Investment per head will be higher in London due to the unique congestion problems associated with so many people living in the same place, but should this be by the magnitude we see between London and the North East for example ? This disparity seems a bit big, particularly given the North East will also have unique transport problems associated with people being more spread out.
Youve made a good case for
investment in the North East, but also for why that investment shouldnt necessarily be
mass transportation like railways (which obviously need population to be relatively dense) and more in favour of something suitable for rural areas where people are spread between hundreds of villages.
However, since we dont have any context for
deltic08s figures, we have no way of knowing whether they relate to *all* transport investment, or just to rail investment. Given the sparse populations in Northumberland/ rural County Durham, the case for railways being the solution is hard to always justify.
For example, if you want a new line in the North East then the only two viable options appear to be Washington/Leamside or Ashington/Blyth. All other areas of population have stations nearby.
In the Greater London area, however, there are more options than you could shake a stick at.
Government spend, business cost analyses, population density ect rather than choosing one metric (even that skewed as it includes private sector spend also) which happens to support your hobby horse.
Agreed
The biggest economic basket case on the rail network is the Southeastern HS1 services but DfT don't seem keen on reducing the subsidy for that.

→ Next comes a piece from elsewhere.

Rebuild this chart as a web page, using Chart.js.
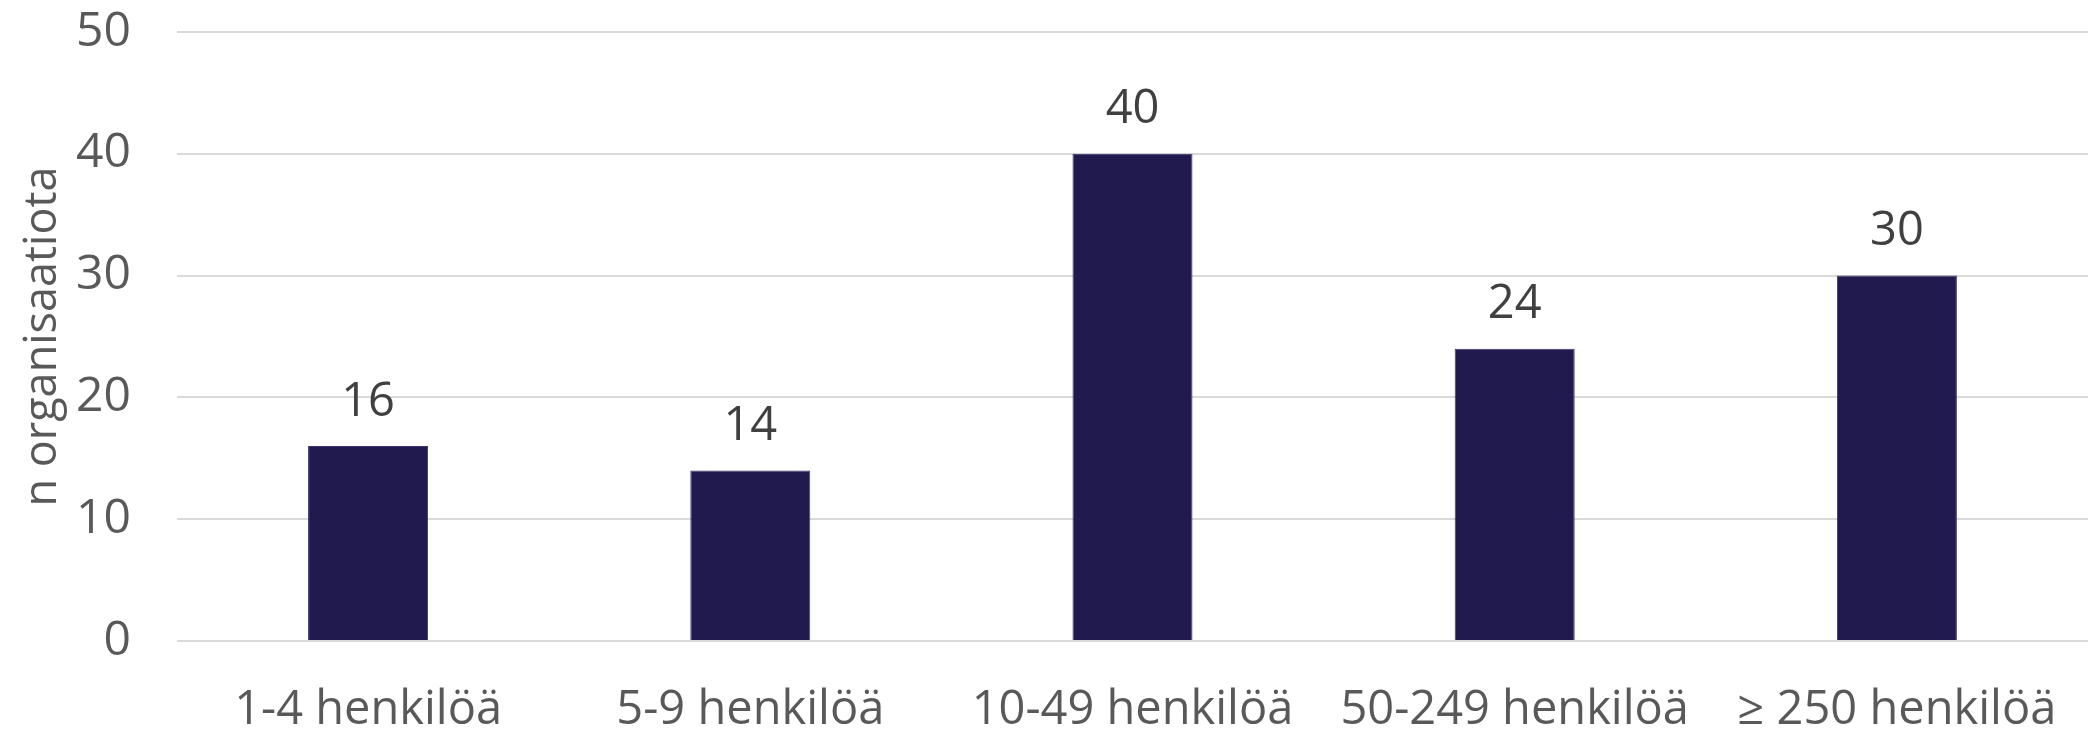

HS1 seems to have had a lot of the CTRL costs passed on to it (presumably to justify the cheapness of the fast link to the continent.
However, we only know this because the figures for SE are split between the two parts of the franchise Id love to know which bits of Northern are better than 40p/mile and which are worse!
Id guess that the ex-FNW area has a better/lower subsidy per passenger mile figure than the ex-ATN area (since the latter has more infrequent oddball services), but would be interesting to see.